If you go to buy a car but don’t have the cash to pay for it outright, your likely alternative is financing. If you are new to financing, you may be wondering, “What is a lienholder?”
A lienholder is a technical term for a simple concept. When you take out an auto loan, a lienholder is a company or party that owns and is financing your loan. Typically, this is a bank, financial institution, or car dealership.
A lienholder has a legal stake in your vehicle until you pay it off. Until you pay off the loan in full, the lienholder is listed on the title and the insurance policy. If you stop making loan payments, the lienholder can take possession of the car. Additionally, it can dictate which type of car insurance you hold for the car.
Your lienholder can also change if another party buys your loan. If you lease a car, you won’t have to deal with a lienholder; in that instance, it’s called a lessor.
What insurance does My lienholder require?
The type of insurance your lienholder requires depends on the specific company or institution in charge of your loan. Because it maintains a claim to the vehicle, a lienholder has the right to determine the type of car insurance you maintain on your vehicle. Therefore, it can dictate the level of risk you need to be insured for in case you have an accident.
To drive a car, you must have minimum car insurance, or liability insurance, in most states—unless you live in New Hampshire or Virginia. However, a lienholder may require more than the minimum amount of insurance. It may ask you to include coverage for natural disasters or break-ins, as well as for any accidents that occur. These are called comprehensive and collision insurance.
Comprehensive and collision coverage
Comprehensive car insurance provides coverage for any damage that occurs while you’re not occupying the vehicle; such as a fallen tree, fire, or a break-in. Collision coverage on the other hand provides insurance for your car in the event of an accident. This includes an accident with an inanimate object, like a tree or a guardrail, or another vehicle. It provides coverage regardless of who caused the accident.
How to file a claim when you have a lienholder
Filing a claim through your insurance company is a bit more complicated when you have a lienholder. First, you’ll file a claim the standard way with your insurance company—either online or over the phone. You’ll submit proof to the insurance company of the accident or issue.
Once the insurance company approves your claim, you’ll receive a check from the insurance company made out to you and the lienholder. From there, you need approval from the lienholder before you can cash the check.
This step is where things can get complicated. The lienholder may require proof before it will sign the check, like photos, receipts, or other documentation. If you need the funds to repair your car right away, having a lienholder can slow down the process.
Make your life easier by holding onto any evidence of repairs. You might need to prove to the lienholder that you used the funds toward the restoration of the car. This is one requirement that some lienholders have that provides another layer of protection on the lienholder’s investment.
You can register your vehicle if it has a lien on it, and you’ll need to do that before you can drive it. Registration proves that you have paid taxes and fees, and the car has undergone inspection. A title is proof that you own the vehicle, and the lienholder’s name needs to go on the title, along with your own.

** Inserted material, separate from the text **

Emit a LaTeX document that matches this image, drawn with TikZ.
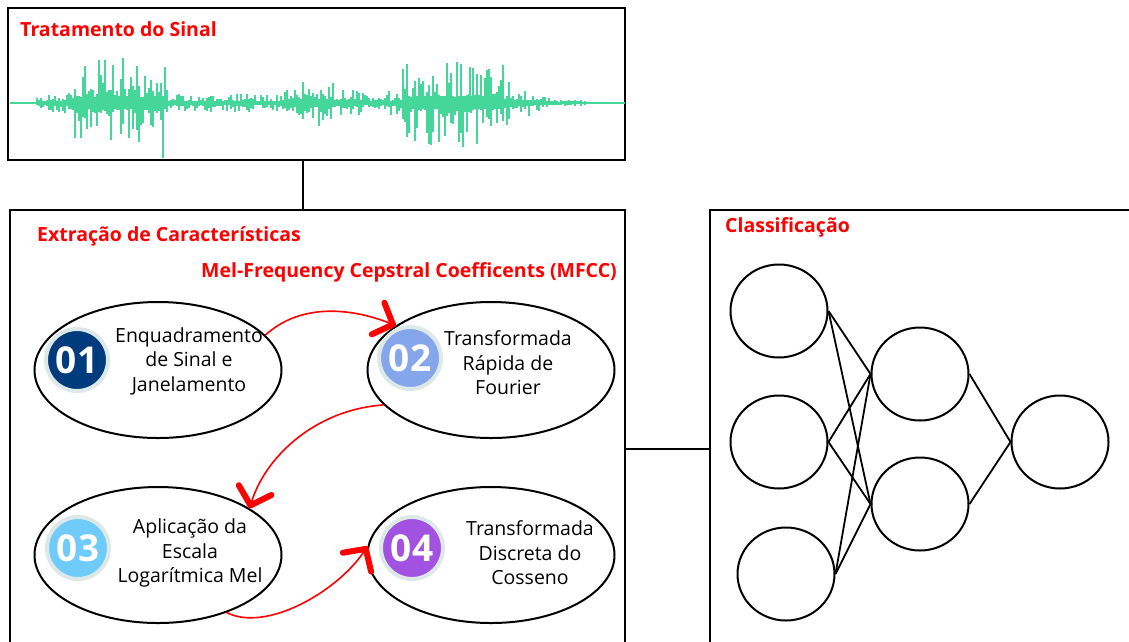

Yes. Until you pay the loan off in full, the lienholder keeps the title because it owns part of the car. This ensures you pay it off before you can claim ownership. Once you pay off the loan in full, the lienholder will send you the title as proof you own the car.
Filling out a title with a lien on it is similar to filling one out without a lien. You’ll need to write in your personal information, your vehicle’s info, and the information for the lienholder. Once you file, both names will be on the title until you pay it off completely.